As we build the Education Finance initiative, we must envision the program as it will be after donor funding completes its course or as donor priorities change.   A new product can oftentimes bring in funds to support associated operational costs, parallel programming, training and even incentives, but what happens when that funding is spent?  In building out Education Finance products, we will look to the long-term integration of the product in the market and ensure that within a reasonable time frame it will become fully self-sustaining, either on its own or subsidized from the bank’s larger portfolio with clear managerial interest and buy-in.  We will not design or implement products that use non-sustainable (i.e. grant-based) funds to inflate or create false expectation within the market, and will come out of each product design with a long-term plan for self-sustainable operation.

(6) Be Living and Responsive Products

As a network of locally based and operated microfinance institutions, Opportunity benefits from a tremendous breadth and depth of experience, knowledge and vision both at the local and global levels.  While we will drive this and similar initiatives from a global perspective seeking to take advantage of centralization, where we can (e.g. systems integration / delivery, MIS, high level design, etc) we will allow our products and services to be responsive not only to local needs, but to localized innovation and thought leadership.  Ownership of our concepts, though integrated with and driven by the global leadership, must be rooted at the national level and within the leadership, rank and file of Opportunity’s implementing members.  This means that every product design and every transplant of best practice must be flexible enough to adapt to local market demands, key local knowledge, and the many environmental factors in which each implementing member works. 

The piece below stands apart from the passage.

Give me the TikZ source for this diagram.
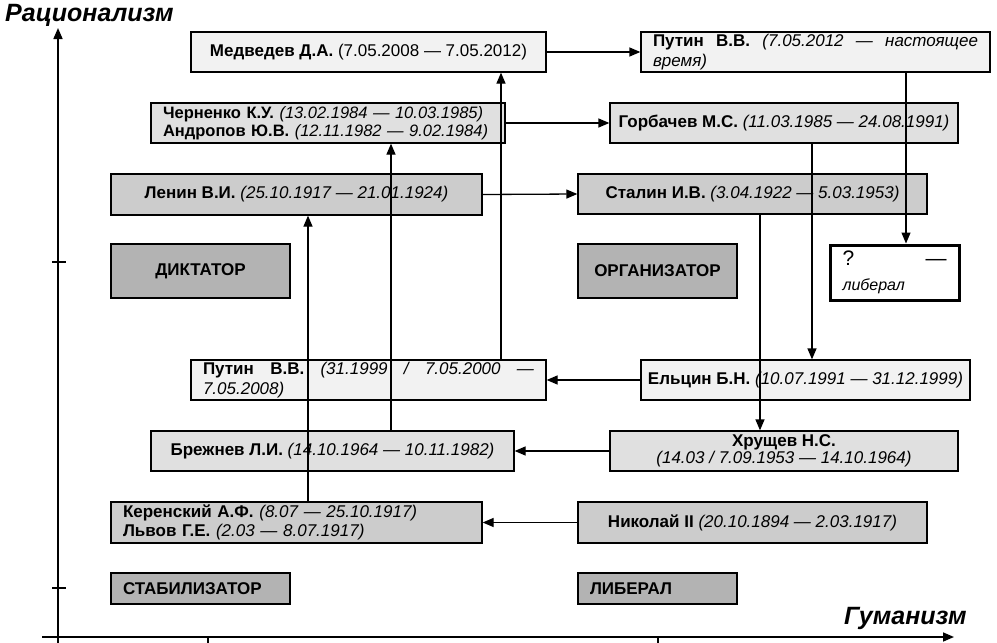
\documentclass[tikz,border=0pt]{standalone}
\usepackage{fontspec}
\setmainfont{Liberation Sans}
\usetikzlibrary{arrows.meta, calc}
\definecolor{gpale}{HTML}{F2F2F2}
\definecolor{glight}{HTML}{E0E0E0}
\definecolor{gmid}{HTML}{CCCCCC}
\definecolor{gdark}{HTML}{B3B3B3}

\begin{document}
\begin{tikzpicture}[x=1pt, y=-1pt,
            box/.style={draw, rectangle, line width=1.3pt, inner sep=0pt, minimum height=40,
                font=\fontsize{17}{19.5}\selectfont},
            role/.style={box, fill=gdark, font=\fontsize{17}{19.5}\selectfont\bfseries},
            arr/.style={line width=1.3pt, -{Triangle[length=11pt, width=9pt]}},
            axis/.style={line width=1.6pt}
        ]
        \tikzstyle{title}=[anchor=base west, inner sep=0pt, font=\fontsize{25}{27}\selectfont\bfseries\itshape]
        \useasboundingbox (0,0) rectangle (997,643);

        \draw[axis, -{Triangle[length=11pt, width=9pt]}] (58,643) -- (58,28);
        \draw[axis, -{Triangle[length=11pt, width=9pt]}] (42,637) -- (954,637);
        \draw[axis] (52,262) -- (66,262) (52,588) -- (66,588);
        \draw[axis] (208,637) -- (208,643) (658,637) -- (658,643);
        \node[title] (ratio) at (5,21) {Рационализм};
        \node[title] (human) at (844,624) {Гуманизм};

        \node[box, fill=gpale, minimum width=355] (medv) at (368.5,52) {\textbf{Медведев Д.А.} (7.05.2008 — 7.05.2012)};
        \node[box, fill=gpale, minimum width=349, text width=325, align=justify] (putinB) at (815.5,52) {\textbf{Путин В.В.} \textit{(7.05.2012 — настоящее время)}};
        \node[box, fill=glight, minimum width=354, text width=330, align=left, font=\fontsize{16.5}{18.5}\selectfont] (chern) at (328,123) {\mbox{\textbf{Черненко К.У.} \textit{(13.02.1984 — 10.03.1985)}}\\\mbox{\textbf{Андропов Ю.В.} \textit{(12.11.1982 — 9.02.1984)}}};
        \node[box, fill=glight, minimum width=348] (gorb) at (784,123) {\textbf{Горбачев М.С.} \textit{(11.03.1985 — 24.08.1991)}};
        \node[box, fill=gmid, minimum width=371, minimum height=41] (lenin) at (296.5,194.5) {\textbf{Ленин В.И.} \textit{(25.10.1917 — 21.01.1924)}};
        \node[box, fill=gmid, minimum width=349] (stalin) at (752.5,194) {\textbf{Сталин И.В.} \textit{(3.04.1922 — 5.03.1953)}};
        \node[role, minimum width=179, minimum height=54] (dikt) at (200.5,271) {ДИКТАТОР};
        \node[role, minimum width=159, minimum height=54] (org) at (657.5,271) {ОРГАНИЗАТОР};
        \node[draw, rectangle, line width=3pt, fill=white, inner sep=0pt, minimum width=129, minimum height=55,
            text width=104, align=left, font=\fontsize{16}{25}\selectfont] (q) at (894.5,272.5) {{\fontsize{21}{25}\selectfont ?\hfill —}\\{\itshape либерал}};
        \node[box, fill=gpale, minimum width=355, text width=331, align=justify] (putinA) at (368.5,380) {\textbf{Путин В.В.} \textit{(31.1999 / 7.05.2000 — 7.05.2008)}};
        \node[box, fill=gpale, minimum width=329] (yelts) at (805.5,380) {\textbf{Ельцин Б.Н.} \textit{(10.07.1991 — 31.12.1999)}};
        \node[box, fill=glight, minimum width=363] (brezh) at (332.5,451) {\textbf{Брежнев Л.И.} \textit{(14.10.1964 — 10.11.1982)}};
        \node[box, fill=glight, minimum width=348, align=center, font=\fontsize{17}{17.5}\selectfont] (khrush) at (784,451) {\textbf{Хрущев Н.С.}\\\textit{(14.03 / 7.09.1953 — 14.10.1964)}};
        \node[box, fill=gmid, minimum width=371, minimum height=41, text width=347, align=left] (keren) at (296.5,522.5) {\textbf{Керенский А.Ф.} \textit{(8.07 — 25.10.1917)}\\\textbf{Львов Г.Е.} \textit{(2.03 — 8.07.1917)}};
        \node[box, fill=gmid, minimum width=349, minimum height=41] (nikol) at (752.5,522.5) {\textbf{Николай II} \textit{(20.10.1894 — 2.03.1917)}};
        \node[role, minimum width=179, minimum height=31, text width=155, align=left] (stab) at (200.5,588.5) {СТАБИЛИЗАТОР};
        \node[role, minimum width=159, minimum height=31, text width=135, align=left] (liber) at (657.5,588.5) {ЛИБЕРАЛ};

        \draw[arr] (medv.east) -- (putinB.west);
        \draw[arr] (chern.east) -- (gorb.west);
        \draw[arr] (lenin.east) -- (stalin.west);
        \draw[arr] (yelts.west) -- (putinA.east);
        \draw[arr] (khrush.west) -- (brezh.east);
        \draw[arr] (nikol.west) -- (keren.east);
        \draw[arr] (putinB.south -| 906,0) -- (q.north -| 906,0);
        \draw[arr] (gorb.south -| 812,0) -- (yelts.north -| 812,0);
        \draw[arr] (stalin.south -| 760,0) -- (khrush.north -| 760,0);
        \draw[arr] (putinA.north -| 501,0) -- (medv.south -| 501,0);
        \draw[arr] (brezh.north -| 391,0) -- (chern.south -| 391,0);
        \draw[arr] (keren.north -| 308,0) -- (lenin.south -| 308,0);
    \end{tikzpicture}
\end{document}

As an organization so diverse and deeply knowledgeable at the local level as Opportunity, we recognize the tremendous benefit that such a structure affords. 

The active identification and sharing of best practices is not only in our clients’ best interest, it is quite possibly the Opportunity Network’s greatest strength, and therefore must be a key focus of our work in developing new and continued strategy.

(7) Be Outcomes-Driven 

Designing “living and responsive products” also requires us to be guided in our work by objectively monitored and evaluated outcomes.  In our aim to design products and services that are as transformationally impactful as possible within the Education Finance initiative, we will design metrics that allow us to measure our real impact on clients and beneficiaries, and respond by adapting, withdrawing, or scaling up products and services according to those measures.

(8) Hold a Multi-Dimensional View of Education

Education is not a simple thing.  Bricks and mortar of school buildings alone do not make an education, and neither do textbooks.  Both are an integral part of a full educational experience, along with good teachers, quality administrators, teaching aids and materials, proper technical facilities, family support, consistent funding, relevant curriculum, and many other pieces that come together over the course of more than a decade to make a child’s education complete.  When planning our interventions, though we may not always touch on each of these, we must plan and implement with a full understanding of the educational experience and all that goes into it.  We can consider a four axis vision of education to summarize, including access for all (which includes school survival), educational quality, relevance of education, and the financial solvency/sustainability of educational institutions in order to foster long-term community growth and constant support structures for children and families.

Nathan Byrd is Head of Education Finance at Opportunity International.